Marie Issifou s’est battue pour que ses deux filles puissent aller à l’école, malgré des conditions de vie difficiles. Suite au décès de son époux, Marie a quitté sa belle-famille, craignant qu’un mariage précoce soit décidé pour ses enfants. Retournée auprès de sa propre mère, dans le village de Cobly, Marie est devenue aide-ménagère auprès d’autres familles, ce qui lui permettait tout juste de nourrir ses filles et de leur payer quelques cahiers. « Jusqu’au collège, elles allaient à l’école sans chaussures, ça me faisait mal mais je ne pouvais rien faire », déplore-t-elle.
Chaque jour, la maman solo accompagnait ses filles à l’école, pour qu’il ne leur arrive rien en chemin. Son aînée, Adeline, a aujourd’hui 20 ans. Elle a obtenu son bac sans difficulté et poursuit aujourd’hui des études de droit, à l’Université de Parakou. Marie est très fière de ce parcours qui déjoue les pronostics traditionnels.
« Je tenais à ce que mes filles aillent à l’école. Les gens disent souvent que les filles ne sont pas fortes, qu’elles ne peuvent rien faire, qu’une femme ne peut pas travailler, ni devenir ministre ou présidente. On ne les laisse pas évoluer. Ça me révolte ! »
Marie Issifou
Marie Issifou a créé une association de mamans et participe à de nombreuses sensibilisations sur l’importance de la scolarisation des filles. Ses conseils d’éducation et ses encouragements trouvent écho auprès de nombreux jeunes, familles ou éducateurs.
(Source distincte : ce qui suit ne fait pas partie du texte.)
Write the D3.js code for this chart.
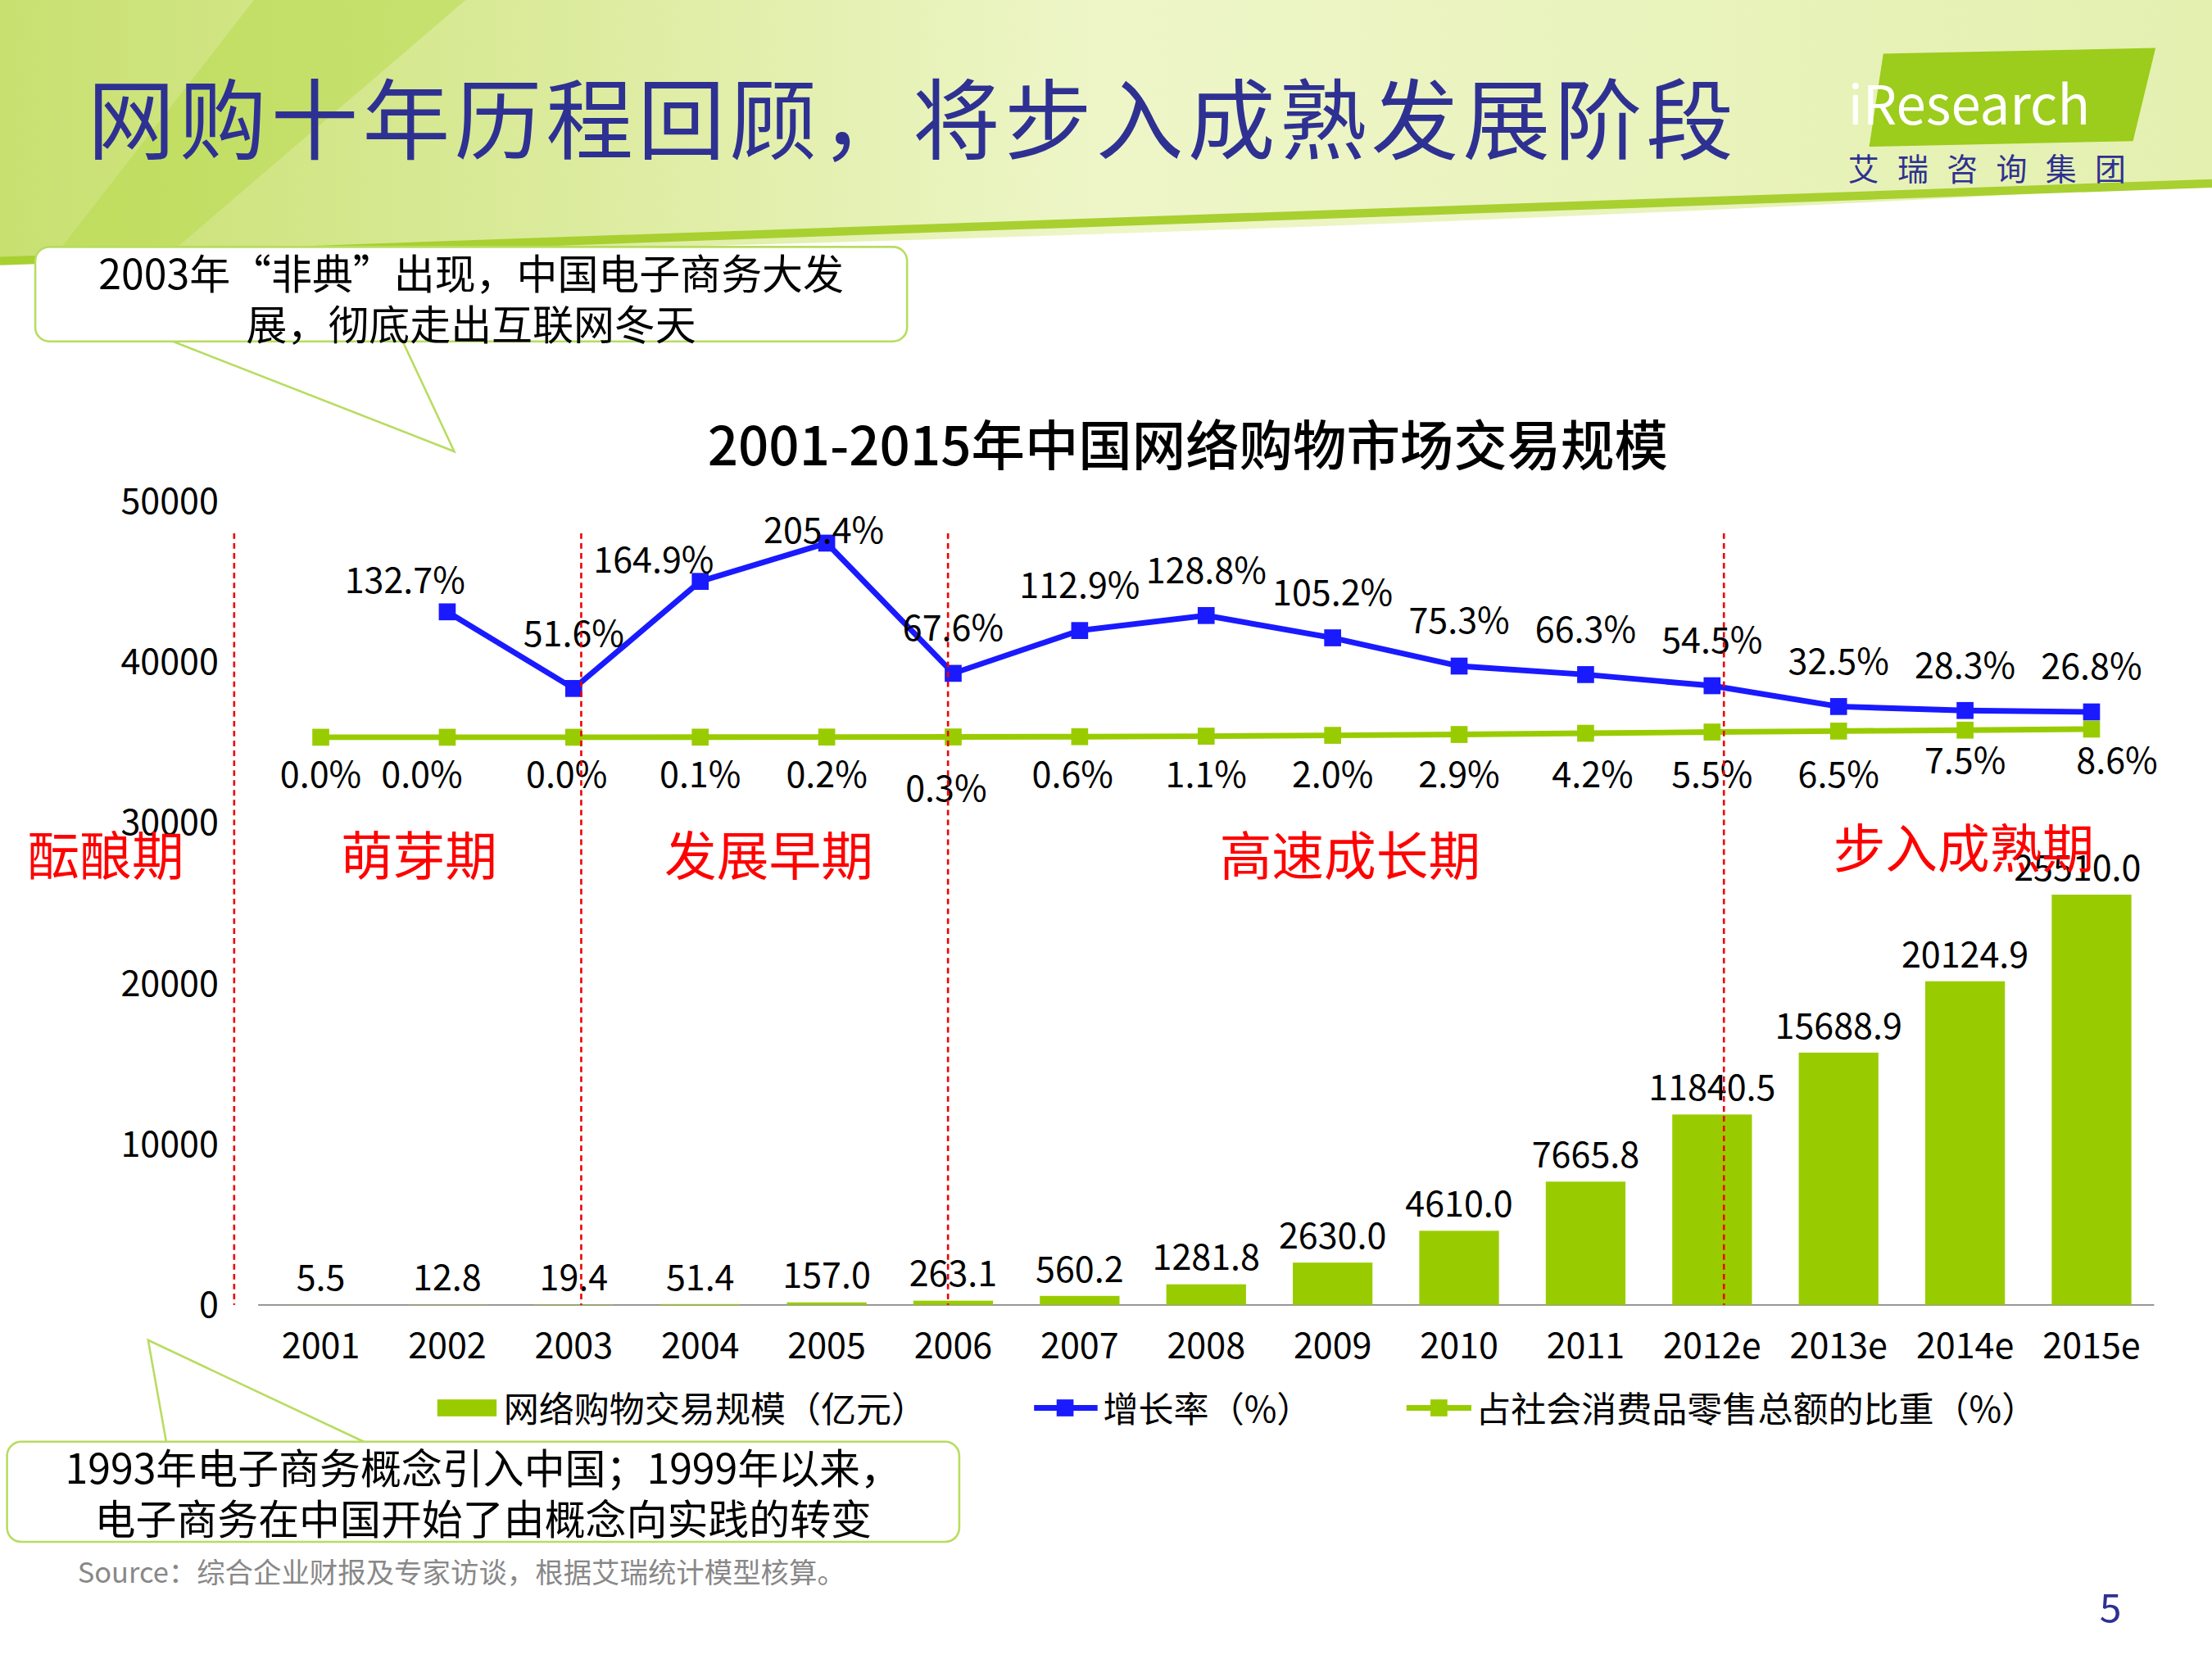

Si Adeline est aujourd’hui reconnue aux yeux de tous comme « l’étoile de Cobly », c’est non seulement pour son brillant parcours à l’école mais aussi parce qu’elle a fait partie des premières joueuses de foot de son village. Faisant fi des commentaires, Adeline a développé sa passion du jeu et a entraîné d’autres filles à s’intéresser au foot. Quelques années plus tard, en 2017, sa maman s’est elle aussi lancée dans l’aventure. A l’occasion d’un 8 mars – journée internationale des droits des femmes – Marie a invité d’autres mères de son âge à constituer leur propre équipe de foot. Depuis, elles se réunissent chaque samedi, pour s’entraîner.